**STATED GOAL**
Transcribe the listing in full, excluding any pictures.

════════

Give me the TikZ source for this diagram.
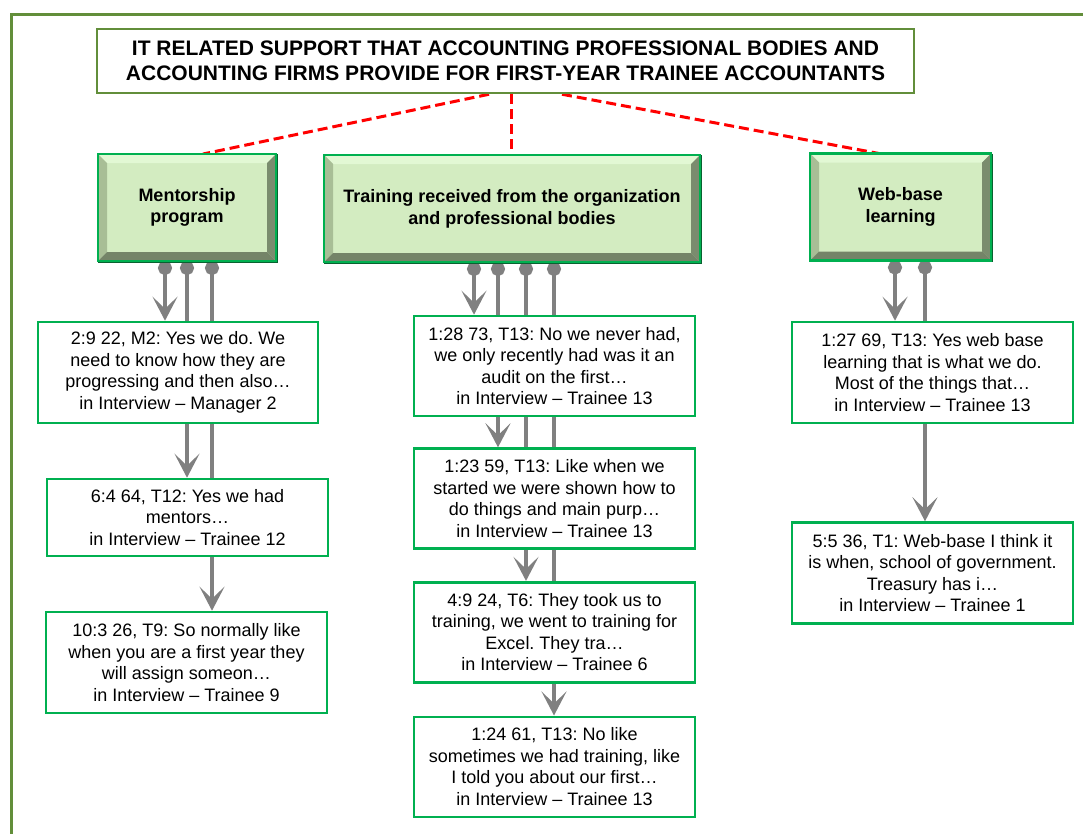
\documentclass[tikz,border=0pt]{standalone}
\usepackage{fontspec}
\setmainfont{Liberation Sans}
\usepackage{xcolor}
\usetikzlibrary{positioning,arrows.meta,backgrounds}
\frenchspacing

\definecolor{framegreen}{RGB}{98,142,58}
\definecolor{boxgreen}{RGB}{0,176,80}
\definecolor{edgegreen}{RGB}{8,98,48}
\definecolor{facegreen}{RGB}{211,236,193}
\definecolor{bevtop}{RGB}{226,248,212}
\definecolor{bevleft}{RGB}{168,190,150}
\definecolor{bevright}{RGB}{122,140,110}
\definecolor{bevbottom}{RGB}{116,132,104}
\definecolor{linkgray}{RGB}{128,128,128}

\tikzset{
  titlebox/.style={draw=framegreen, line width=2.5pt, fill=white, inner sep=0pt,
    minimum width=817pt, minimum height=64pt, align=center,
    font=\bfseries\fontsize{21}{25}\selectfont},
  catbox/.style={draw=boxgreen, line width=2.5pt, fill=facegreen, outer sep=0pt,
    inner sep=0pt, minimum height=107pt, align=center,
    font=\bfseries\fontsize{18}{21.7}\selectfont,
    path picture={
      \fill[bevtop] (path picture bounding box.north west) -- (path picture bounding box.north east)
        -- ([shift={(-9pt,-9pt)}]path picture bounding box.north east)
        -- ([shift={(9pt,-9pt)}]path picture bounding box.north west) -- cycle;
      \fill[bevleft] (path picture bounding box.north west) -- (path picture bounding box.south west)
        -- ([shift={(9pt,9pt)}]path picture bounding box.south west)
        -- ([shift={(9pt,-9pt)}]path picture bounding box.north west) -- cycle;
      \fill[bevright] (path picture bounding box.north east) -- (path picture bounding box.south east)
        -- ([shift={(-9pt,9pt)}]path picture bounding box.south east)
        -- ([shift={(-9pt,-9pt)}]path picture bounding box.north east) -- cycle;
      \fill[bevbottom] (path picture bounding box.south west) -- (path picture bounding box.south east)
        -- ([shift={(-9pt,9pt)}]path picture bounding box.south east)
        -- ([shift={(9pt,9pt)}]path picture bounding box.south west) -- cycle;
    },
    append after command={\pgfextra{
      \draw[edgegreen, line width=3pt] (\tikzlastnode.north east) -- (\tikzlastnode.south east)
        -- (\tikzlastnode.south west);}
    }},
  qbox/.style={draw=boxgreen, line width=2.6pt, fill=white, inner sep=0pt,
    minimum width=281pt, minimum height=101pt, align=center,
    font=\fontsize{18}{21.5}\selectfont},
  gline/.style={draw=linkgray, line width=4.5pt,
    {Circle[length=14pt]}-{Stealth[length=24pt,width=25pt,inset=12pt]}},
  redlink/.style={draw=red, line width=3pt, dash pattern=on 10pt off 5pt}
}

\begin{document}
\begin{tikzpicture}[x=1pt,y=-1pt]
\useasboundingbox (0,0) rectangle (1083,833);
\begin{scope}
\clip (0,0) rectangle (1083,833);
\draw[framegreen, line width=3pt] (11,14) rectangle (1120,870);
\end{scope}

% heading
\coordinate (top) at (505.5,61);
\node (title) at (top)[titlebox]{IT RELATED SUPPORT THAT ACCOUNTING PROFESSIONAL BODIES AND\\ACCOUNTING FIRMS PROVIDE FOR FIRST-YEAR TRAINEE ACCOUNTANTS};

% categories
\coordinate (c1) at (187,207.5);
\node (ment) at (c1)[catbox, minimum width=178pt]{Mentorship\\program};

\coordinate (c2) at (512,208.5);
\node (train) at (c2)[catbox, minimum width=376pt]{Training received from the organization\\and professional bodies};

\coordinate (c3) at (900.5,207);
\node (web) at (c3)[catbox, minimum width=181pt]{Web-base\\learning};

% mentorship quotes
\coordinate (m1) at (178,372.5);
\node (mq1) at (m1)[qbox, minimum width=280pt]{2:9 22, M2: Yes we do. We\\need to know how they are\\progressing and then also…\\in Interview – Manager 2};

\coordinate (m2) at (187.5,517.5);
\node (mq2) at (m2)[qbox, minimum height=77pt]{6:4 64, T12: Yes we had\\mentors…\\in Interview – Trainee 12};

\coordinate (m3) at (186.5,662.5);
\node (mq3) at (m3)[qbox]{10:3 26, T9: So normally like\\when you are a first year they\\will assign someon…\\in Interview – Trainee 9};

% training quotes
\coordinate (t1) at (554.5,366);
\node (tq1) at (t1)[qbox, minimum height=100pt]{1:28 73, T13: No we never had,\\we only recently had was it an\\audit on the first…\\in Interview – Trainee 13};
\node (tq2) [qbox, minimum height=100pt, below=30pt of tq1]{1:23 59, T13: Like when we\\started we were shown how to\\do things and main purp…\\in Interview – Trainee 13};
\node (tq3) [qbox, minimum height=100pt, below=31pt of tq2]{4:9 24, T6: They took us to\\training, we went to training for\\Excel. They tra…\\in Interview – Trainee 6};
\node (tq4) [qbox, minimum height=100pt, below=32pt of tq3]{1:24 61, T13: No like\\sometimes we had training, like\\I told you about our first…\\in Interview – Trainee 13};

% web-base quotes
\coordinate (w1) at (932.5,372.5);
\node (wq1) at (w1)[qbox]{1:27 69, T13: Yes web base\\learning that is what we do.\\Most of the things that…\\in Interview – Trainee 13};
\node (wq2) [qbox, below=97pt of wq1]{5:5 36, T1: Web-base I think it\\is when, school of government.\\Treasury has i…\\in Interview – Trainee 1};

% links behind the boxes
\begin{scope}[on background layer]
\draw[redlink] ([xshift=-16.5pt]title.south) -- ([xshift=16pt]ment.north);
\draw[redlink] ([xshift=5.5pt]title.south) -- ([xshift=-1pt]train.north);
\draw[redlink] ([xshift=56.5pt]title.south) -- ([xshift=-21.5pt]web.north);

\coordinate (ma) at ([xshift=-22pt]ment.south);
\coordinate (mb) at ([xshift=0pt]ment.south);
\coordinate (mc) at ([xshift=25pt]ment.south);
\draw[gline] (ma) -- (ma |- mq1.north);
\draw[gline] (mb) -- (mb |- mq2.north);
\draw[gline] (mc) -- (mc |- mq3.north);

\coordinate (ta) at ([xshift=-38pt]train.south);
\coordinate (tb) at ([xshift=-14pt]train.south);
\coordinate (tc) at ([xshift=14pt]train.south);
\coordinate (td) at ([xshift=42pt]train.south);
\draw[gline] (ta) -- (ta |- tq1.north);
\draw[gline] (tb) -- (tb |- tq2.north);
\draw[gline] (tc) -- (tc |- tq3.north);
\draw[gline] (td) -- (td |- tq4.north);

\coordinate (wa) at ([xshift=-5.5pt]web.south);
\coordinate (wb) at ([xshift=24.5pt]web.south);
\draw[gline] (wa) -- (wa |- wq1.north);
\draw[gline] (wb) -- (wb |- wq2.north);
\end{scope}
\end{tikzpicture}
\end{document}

════════

**ANSWER TO THE TASK**
Give me the TikZ source for this diagram.
\documentclass[tikz,border=0pt]{standalone}
\usepackage{fontspec}
\setmainfont{Liberation Sans}
\usepackage{xcolor}
\usetikzlibrary{positioning,arrows.meta,backgrounds}
\frenchspacing

\definecolor{framegreen}{RGB}{98,142,58}
\definecolor{boxgreen}{RGB}{0,176,80}
\definecolor{edgegreen}{RGB}{8,98,48}
\definecolor{facegreen}{RGB}{211,236,193}
\definecolor{bevtop}{RGB}{226,248,212}
\definecolor{bevleft}{RGB}{168,190,150}
\definecolor{bevright}{RGB}{122,140,110}
\definecolor{bevbottom}{RGB}{116,132,104}
\definecolor{linkgray}{RGB}{128,128,128}

\tikzset{
  titlebox/.style={draw=framegreen, line width=2.5pt, fill=white, inner sep=0pt,
    minimum width=817pt, minimum height=64pt, align=center,
    font=\bfseries\fontsize{21}{25}\selectfont},
  catbox/.style={draw=boxgreen, line width=2.5pt, fill=facegreen, outer sep=0pt,
    inner sep=0pt, minimum height=107pt, align=center,
    font=\bfseries\fontsize{18}{21.7}\selectfont,
    path picture={
      \fill[bevtop] (path picture bounding box.north west) -- (path picture bounding box.north east)
        -- ([shift={(-9pt,-9pt)}]path picture bounding box.north east)
        -- ([shift={(9pt,-9pt)}]path picture bounding box.north west) -- cycle;
      \fill[bevleft] (path picture bounding box.north west) -- (path picture bounding box.south west)
        -- ([shift={(9pt,9pt)}]path picture bounding box.south west)
        -- ([shift={(9pt,-9pt)}]path picture bounding box.north west) -- cycle;
      \fill[bevright] (path picture bounding box.north east) -- (path picture bounding box.south east)
        -- ([shift={(-9pt,9pt)}]path picture bounding box.south east)
        -- ([shift={(-9pt,-9pt)}]path picture bounding box.north east) -- cycle;
      \fill[bevbottom] (path picture bounding box.south west) -- (path picture bounding box.south east)
        -- ([shift={(-9pt,9pt)}]path picture bounding box.south east)
        -- ([shift={(9pt,9pt)}]path picture bounding box.south west) -- cycle;
    },
    append after command={\pgfextra{
      \draw[edgegreen, line width=3pt] (\tikzlastnode.north east) -- (\tikzlastnode.south east)
        -- (\tikzlastnode.south west);}
    }},
  qbox/.style={draw=boxgreen, line width=2.6pt, fill=white, inner sep=0pt,
    minimum width=281pt, minimum height=101pt, align=center,
    font=\fontsize{18}{21.5}\selectfont},
  gline/.style={draw=linkgray, line width=4.5pt,
    {Circle[length=14pt]}-{Stealth[length=24pt,width=25pt,inset=12pt]}},
  redlink/.style={draw=red, line width=3pt, dash pattern=on 10pt off 5pt}
}

\begin{document}
\begin{tikzpicture}[x=1pt,y=-1pt]
\useasboundingbox (0,0) rectangle (1083,833);
\begin{scope}
\clip (0,0) rectangle (1083,833);
\draw[framegreen, line width=3pt] (11,14) rectangle (1120,870);
\end{scope}

% heading
\coordinate (top) at (505.5,61);
\node (title) at (top)[titlebox]{IT RELATED SUPPORT THAT ACCOUNTING PROFESSIONAL BODIES AND\\ACCOUNTING FIRMS PROVIDE FOR FIRST-YEAR TRAINEE ACCOUNTANTS};

% categories
\coordinate (c1) at (187,207.5);
\node (ment) at (c1)[catbox, minimum width=178pt]{Mentorship\\program};

\coordinate (c2) at (512,208.5);
\node (train) at (c2)[catbox, minimum width=376pt]{Training received from the organization\\and professional bodies};

\coordinate (c3) at (900.5,207);
\node (web) at (c3)[catbox, minimum width=181pt]{Web-base\\learning};

% mentorship quotes
\coordinate (m1) at (178,372.5);
\node (mq1) at (m1)[qbox, minimum width=280pt]{2:9 22, M2: Yes we do. We\\need to know how they are\\progressing and then also…\\in Interview – Manager 2};

\coordinate (m2) at (187.5,517.5);
\node (mq2) at (m2)[qbox, minimum height=77pt]{6:4 64, T12: Yes we had\\mentors…\\in Interview – Trainee 12};

\coordinate (m3) at (186.5,662.5);
\node (mq3) at (m3)[qbox]{10:3 26, T9: So normally like\\when you are a first year they\\will assign someon…\\in Interview – Trainee 9};

% training quotes
\coordinate (t1) at (554.5,366);
\node (tq1) at (t1)[qbox, minimum height=100pt]{1:28 73, T13: No we never had,\\we only recently had was it an\\audit on the first…\\in Interview – Trainee 13};
\node (tq2) [qbox, minimum height=100pt, below=30pt of tq1]{1:23 59, T13: Like when we\\started we were shown how to\\do things and main purp…\\in Interview – Trainee 13};
\node (tq3) [qbox, minimum height=100pt, below=31pt of tq2]{4:9 24, T6: They took us to\\training, we went to training for\\Excel. They tra…\\in Interview – Trainee 6};
\node (tq4) [qbox, minimum height=100pt, below=32pt of tq3]{1:24 61, T13: No like\\sometimes we had training, like\\I told you about our first…\\in Interview – Trainee 13};

% web-base quotes
\coordinate (w1) at (932.5,372.5);
\node (wq1) at (w1)[qbox]{1:27 69, T13: Yes web base\\learning that is what we do.\\Most of the things that…\\in Interview – Trainee 13};
\node (wq2) [qbox, below=97pt of wq1]{5:5 36, T1: Web-base I think it\\is when, school of government.\\Treasury has i…\\in Interview – Trainee 1};

% links behind the boxes
\begin{scope}[on background layer]
\draw[redlink] ([xshift=-16.5pt]title.south) -- ([xshift=16pt]ment.north);
\draw[redlink] ([xshift=5.5pt]title.south) -- ([xshift=-1pt]train.north);
\draw[redlink] ([xshift=56.5pt]title.south) -- ([xshift=-21.5pt]web.north);

\coordinate (ma) at ([xshift=-22pt]ment.south);
\coordinate (mb) at ([xshift=0pt]ment.south);
\coordinate (mc) at ([xshift=25pt]ment.south);
\draw[gline] (ma) -- (ma |- mq1.north);
\draw[gline] (mb) -- (mb |- mq2.north);
\draw[gline] (mc) -- (mc |- mq3.north);

\coordinate (ta) at ([xshift=-38pt]train.south);
\coordinate (tb) at ([xshift=-14pt]train.south);
\coordinate (tc) at ([xshift=14pt]train.south);
\coordinate (td) at ([xshift=42pt]train.south);
\draw[gline] (ta) -- (ta |- tq1.north);
\draw[gline] (tb) -- (tb |- tq2.north);
\draw[gline] (tc) -- (tc |- tq3.north);
\draw[gline] (td) -- (td |- tq4.north);

\coordinate (wa) at ([xshift=-5.5pt]web.south);
\coordinate (wb) at ([xshift=24.5pt]web.south);
\draw[gline] (wa) -- (wa |- wq1.north);
\draw[gline] (wb) -- (wb |- wq2.north);
\end{scope}
\end{tikzpicture}
\end{document}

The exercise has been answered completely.